━━━━━ Dataset content ━━━━━

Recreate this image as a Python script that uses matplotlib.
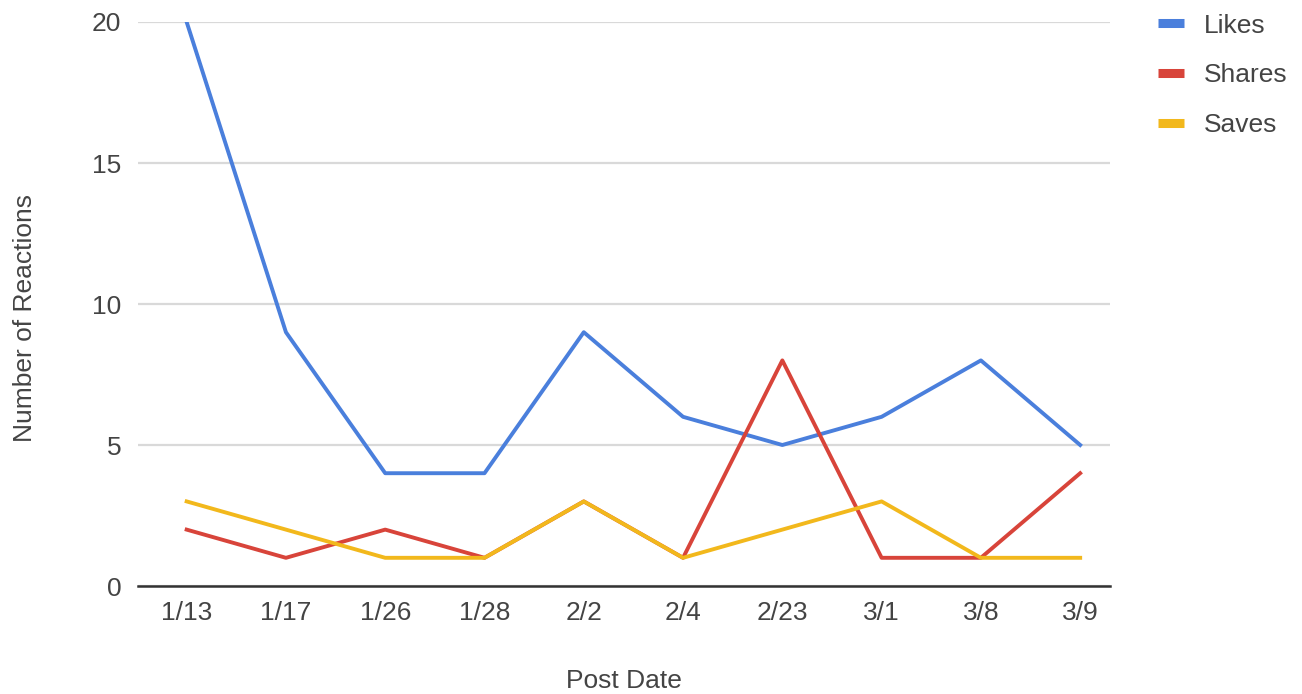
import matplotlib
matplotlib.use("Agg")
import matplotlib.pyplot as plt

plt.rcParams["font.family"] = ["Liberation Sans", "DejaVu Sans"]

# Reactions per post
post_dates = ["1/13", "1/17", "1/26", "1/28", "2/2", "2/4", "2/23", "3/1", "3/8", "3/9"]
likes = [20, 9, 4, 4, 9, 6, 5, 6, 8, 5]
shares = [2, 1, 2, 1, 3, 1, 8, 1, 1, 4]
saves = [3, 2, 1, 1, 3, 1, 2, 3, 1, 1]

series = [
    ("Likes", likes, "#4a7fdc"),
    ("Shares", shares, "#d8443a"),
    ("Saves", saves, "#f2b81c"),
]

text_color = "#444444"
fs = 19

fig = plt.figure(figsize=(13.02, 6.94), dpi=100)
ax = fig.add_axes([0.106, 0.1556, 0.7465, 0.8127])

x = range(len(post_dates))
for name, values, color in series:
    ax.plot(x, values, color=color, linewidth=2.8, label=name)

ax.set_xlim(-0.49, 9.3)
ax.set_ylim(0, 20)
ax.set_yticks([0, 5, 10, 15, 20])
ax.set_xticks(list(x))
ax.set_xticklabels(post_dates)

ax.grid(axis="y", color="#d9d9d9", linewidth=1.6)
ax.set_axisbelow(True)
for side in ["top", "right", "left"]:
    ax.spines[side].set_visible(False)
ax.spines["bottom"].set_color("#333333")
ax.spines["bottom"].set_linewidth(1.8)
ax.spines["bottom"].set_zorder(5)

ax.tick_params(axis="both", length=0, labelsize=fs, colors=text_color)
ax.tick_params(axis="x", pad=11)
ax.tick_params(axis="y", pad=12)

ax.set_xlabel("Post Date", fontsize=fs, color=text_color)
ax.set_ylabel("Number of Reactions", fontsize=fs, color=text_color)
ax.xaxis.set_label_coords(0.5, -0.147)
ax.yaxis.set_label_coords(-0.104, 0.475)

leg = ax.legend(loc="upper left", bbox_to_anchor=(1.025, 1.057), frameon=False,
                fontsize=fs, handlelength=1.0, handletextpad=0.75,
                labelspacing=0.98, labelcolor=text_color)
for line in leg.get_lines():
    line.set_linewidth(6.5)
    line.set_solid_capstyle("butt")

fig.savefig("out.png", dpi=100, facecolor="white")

━━━━━

### Work required
Restate, line by line and word for word, everything from the top of the material through the line that contains "ax.yaxis.set_label_coords(-0.104, 0.475)". Leave pictures out.

### The reply
Recreate this image as a Python script that uses matplotlib.
import matplotlib
matplotlib.use("Agg")
import matplotlib.pyplot as plt

plt.rcParams["font.family"] = ["Liberation Sans", "DejaVu Sans"]

# Reactions per post
post_dates = ["1/13", "1/17", "1/26", "1/28", "2/2", "2/4", "2/23", "3/1", "3/8", "3/9"]
likes = [20, 9, 4, 4, 9, 6, 5, 6, 8, 5]
shares = [2, 1, 2, 1, 3, 1, 8, 1, 1, 4]
saves = [3, 2, 1, 1, 3, 1, 2, 3, 1, 1]

series = [
    ("Likes", likes, "#4a7fdc"),
    ("Shares", shares, "#d8443a"),
    ("Saves", saves, "#f2b81c"),
]

text_color = "#444444"
fs = 19

fig = plt.figure(figsize=(13.02, 6.94), dpi=100)
ax = fig.add_axes([0.106, 0.1556, 0.7465, 0.8127])

x = range(len(post_dates))
for name, values, color in series:
    ax.plot(x, values, color=color, linewidth=2.8, label=name)

ax.set_xlim(-0.49, 9.3)
ax.set_ylim(0, 20)
ax.set_yticks([0, 5, 10, 15, 20])
ax.set_xticks(list(x))
ax.set_xticklabels(post_dates)

ax.grid(axis="y", color="#d9d9d9", linewidth=1.6)
ax.set_axisbelow(True)
for side in ["top", "right", "left"]:
    ax.spines[side].set_visible(False)
ax.spines["bottom"].set_color("#333333")
ax.spines["bottom"].set_linewidth(1.8)
ax.spines["bottom"].set_zorder(5)

ax.tick_params(axis="both", length=0, labelsize=fs, colors=text_color)
ax.tick_params(axis="x", pad=11)
ax.tick_params(axis="y", pad=12)

ax.set_xlabel("Post Date", fontsize=fs, color=text_color)
ax.set_ylabel("Number of Reactions", fontsize=fs, color=text_color)
ax.xaxis.set_label_coords(0.5, -0.147)
ax.yaxis.set_label_coords(-0.104, 0.475)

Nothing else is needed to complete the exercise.